Phonon thermal conduction is very slow compared to the thermal conduction by electrons common in metallic systems.

Integrity of a thermal management bond is focused on maintaining a mechanically stiff interface under which the atomic scale stress waves can travel and transfer. As in other waves, phonons can be scattered by irregularities on the order of their specific wavelength.

Poor thermal conduction is a particularly difficult issue in filled polymeric systems. One method of addressing poor thermal coupling of polymer to filler is to add chemical agents that enhance true chemical bonding.

Thermal bond integrity is usually evaluated by measurement of the temperature gradient within a package or assembly (Figures 3A and 3B). Ultrasonic evaluation along with simple infrared imaging can determine bond integrity.

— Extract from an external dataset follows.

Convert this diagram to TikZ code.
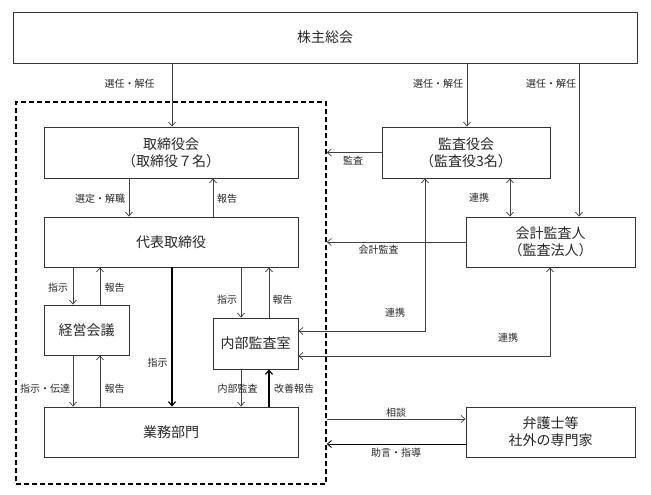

Ultrasonic stress waves propagate through the solid again by phonons. Defects found by ultrasonics, therefore, would also impede heat flow. High-performance thermal bonds for heat sinks rely on greases developed specifically for the application.

It is common practice in flip-chip packages to bond additional solder interconnects to construct thermal diffusion pathways into the package structure.

Figure 3A. A scanning acoustic microscope can be used to verify thermal and mechanical integrity. This photo of a molded, wire bonded BGA shows a large area of delamination.	Figure 3B. This photo of the same areas exhibits uniform distribution, resulting in excellent adhesion and thermal distribution.

Scattering

Electrical integrity criteria for bonds demand the ability to move electrons across interfaces. To accomplish this feat, the interface must appear transparent to the electron wave. Of course no bond is perfect, so some scattering always occurs.

Scattering can be caused by several phenomena, but generally can be summed up as a disruption of a uniform crystal lattice3. Integrity of the bond is then simply defined as minimization of variation in this lattice.

Scattering is non-linear and maximized when the deviation of the electron lattice approaches the wavelength of the electron. Variation can be caused by simple formation of an intermetallic compound with a differing atomic lattice, formation of a Kirkendahl (diffusion) void, contamination on the surface, or even the archenemy of the temporary bonds formed in probe based electrical test.

At this level, the determination of bond integrity can be accomplished by metallographic, electrical and mechanical tests. Simple voltage current response electrical tests can be used effectively in the non-destructive evaluation of the efficiency of a bond.

Under low temperatures, electrical resistance can also serve as an excellent evaluation technique for intermetallic formation in metal/metal bonds (Figures 4A and 4B).

Figure 4A. A cross-section of a flip-chip solder ball was intentionally over-etched to show the intermetallic region and solder ball grain structure.	Figure 4B. The same image is shown at slightly higher magnification prior to over-etching.

Electrical test is particularly challenging when a high-performance electrical bond is required, accompanied by the requirement to minimize the mechanical stresses placed upon the bond pad structure.

This may present challenges with thin copper bond pads, known for a susceptibility to oxidation, and low-k dielectrics with minimal mechanical properties found in state-of-the-art chips.

Conclusion

Achieving maximum productivity, yield and reliability requires careful evaluation of the trade-offs between electrical, thermal and mechanical bonding performance.

Many other examples of bond integrity management will continue to challenge the semiconductor industry as a whole. High power densities, new materials and advanced architectures will make bond integrity management a practical and scientifically interesting topic for the foreseeable future.

References

1. R.W. Hertzberg, Deformation and Fracture Mechanics of Engineering Materials, John Wiley and Sons, New York, 1983.

2. M. A. Omar, Elementary Solid State Physics, Addison-Wesley, New York, 1975.

3. P.L. Rossiter, The Electrical Resistivity of Metals and Alloys, Cambridge Solid State Science Series, Cambridge University Press, Cambridge, England, 1987.